According to Sternberg, passion is the motivational side of marriage – that intense desire for physical affection that draws a couple together initially. Passion can be almost possessive, fostering a fascination that borders on obsession. It drives couples to an extreme level of preoccupation with one another, to the point they can’t bear to tear themselves apart. In the February 2006 issue of National Geographic, the lead story is “Love – A Chemical Reaction.” It has actually been proven that a chemical reaction takes place in the brain involving the release of dopamine. And brain scans of people in love match those of people who have obsessive-compulsive disorder. However, this effect is shown to wear off in everyone, usually in approximately 1 ½ years. So for the couples who believe they have found their one true love and nothing can break this magic spell, great disillusionment can set in when this stage wears off. However, the article offers hope. It says that the couple can move “from the dopamine-drenched state of romantic love to the relative quiet of an oxytocin-induced attachment.” Ocytocin is a hormone that promotes a feeling of connection or bonding. It is released when we hug each other, when a mother nurses her infant, or when someone has an orgasm. In relationships that fail, “chances are the couple has not found a way to stimulate or sustain oxytocin production.”

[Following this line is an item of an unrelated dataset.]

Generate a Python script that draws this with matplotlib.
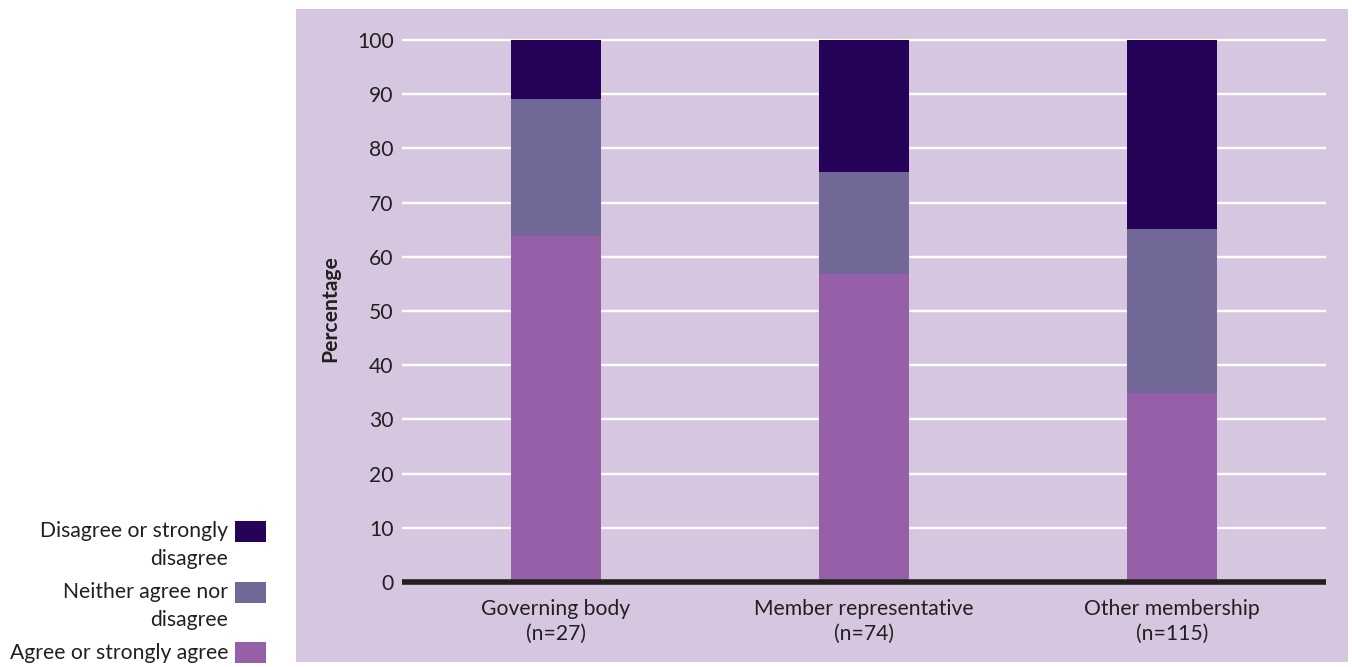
import numpy as np
import matplotlib
matplotlib.use("Agg")
import matplotlib.pyplot as plt
from matplotlib.patches import Rectangle

plt.rcParams['font.family'] = ['Lato', 'DejaVu Sans']

# data
groups = ["Governing body\n(n=27)", "Member representative\n(n=74)", "Other membership\n(n=115)"]
agree = [63.9, 56.8, 34.8]
neither = [25.3, 18.9, 30.4]
disagree = [10.8, 24.3, 34.8]
series_names = ["Agree or strongly agree", "Neither agree nor\ndisagree", "Disagree or strongly\ndisagree"]
colours = ["#9560a8", "#716897", "#250358"]
yticks = np.arange(0, 101, 10)

bg = "#d7c6e0"
txt = "#231f20"
fs = 15.2

fig = plt.figure(figsize=(13.52, 6.67), dpi=100)
fig.patches.append(Rectangle((296 / 1352, 1 - 662 / 667), (1348 - 296) / 1352, (662 - 9) / 667,
                             transform=fig.transFigure, facecolor=bg, edgecolor="none", zorder=-10))

ax = fig.add_axes([402 / 1352, 1 - 582 / 667, (1326 - 402) / 1352, (582 - 34.6) / 667])
ax.set_facecolor(bg)
x = np.arange(len(groups))
w = 0.295
bottom = np.zeros(len(groups))
for vals, c in zip([agree, neither, disagree], colours):
    ax.bar(x, vals, w, bottom=bottom, color=c, zorder=3)
    bottom = bottom + np.array(vals)

ax.set_xlim(-0.5, 2.5)
ax.set_ylim(0, 101)
ax.set_yticks(yticks)
ax.set_xticks(x)
ax.set_xticklabels(groups, fontsize=fs, color=txt, linespacing=1.3)
ax.tick_params(axis="y", length=0, pad=6, labelsize=fs, labelcolor=txt)
ax.tick_params(axis="x", length=0, pad=12)
ax.grid(axis="y", color="white", linewidth=1.7, zorder=1)
ax.set_axisbelow(True)
for s in ["top", "right", "left"]:
    ax.spines[s].set_visible(False)
ax.spines["bottom"].set_linewidth(4)
ax.spines["bottom"].set_color(txt)
ax.spines["bottom"].set_capstyle("butt")
ax.spines["bottom"].set_zorder(4)
ax.set_ylabel("Percentage", fontsize=fs, color=txt, fontweight="bold", labelpad=12)

# legend drawn by hand: text right aligned, swatch next to first line
leg_y = [652.8, 592.3, 531.3]
for name, c, yc in zip(series_names, colours, leg_y):
    fig.patches.append(Rectangle((235 / 1352, 1 - (yc + 10.3) / 667), 30.5 / 1352, 20.6 / 667,
                                 transform=fig.transFigure, facecolor=c, edgecolor="none"))
    fig.text(228 / 1352, 1 - (yc - 10) / 667, name, ha="right", va="top", fontsize=fs, color=txt,
             multialignment="right", linespacing=1.5, transform=fig.transFigure)

fig.savefig("out.png", dpi=100)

The second leg of Sternberg’s triangle is intimacy, which is the emotional side of love’s triangle. Pure passion is self-seeking until it is linked with intimacy. One cannot sustain a relationship over the long haul without really knowing a person. Intimacy has a “best friend” aspect to the marriage. In fact, the lack of intimacy is the number one enemy of marriage. Without it, people can live under the same roof and lead parallel lives but will be isolated and lonely. Intimacy hinges on sharing deep thoughts and feelings, on good communication, on honesty and support.
The third leg of love’s triangle is commitment, which is the cognitive side of marriage. Commitment looks toward an uncertain future and says “for better or worse” and promises to be there “until death.” It also is a decision to “forsake all others.” Commitment gives our partner security, which is essential to married love. Without commitment, people can wander aimlessly and helplessly in and out of relationships, which unfortunately many do.

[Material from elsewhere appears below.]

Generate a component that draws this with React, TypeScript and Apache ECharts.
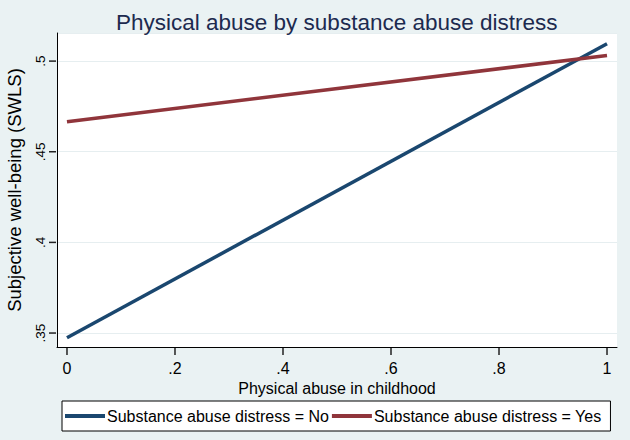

These three essential qualities vary over time and from person to person. Two partners can even be out of sync with one feeling loving towards the other while the spouse feels unloved. But it is so important to know, especially early on, that the passion that begins a marriage cannot sustain a marriage. Love will undergo numerous changes and evolve into many different forms over a lifetime together. Accepting love’s ebb and flow can allow you to relax and enjoy its many manifestations. But it is important to know that all three qualities are necessary to have a consummate love, which should be the goal of marriage. It is a goal to attain and then maintain, giving attention to each side of love’s triangle. It usually occurs later in the marriage and is worth working and waiting for. You know when it happens because at those graceful moments, both partners experience the same rhythm, like in a dance, of passion, intimacy and commitment at the same time.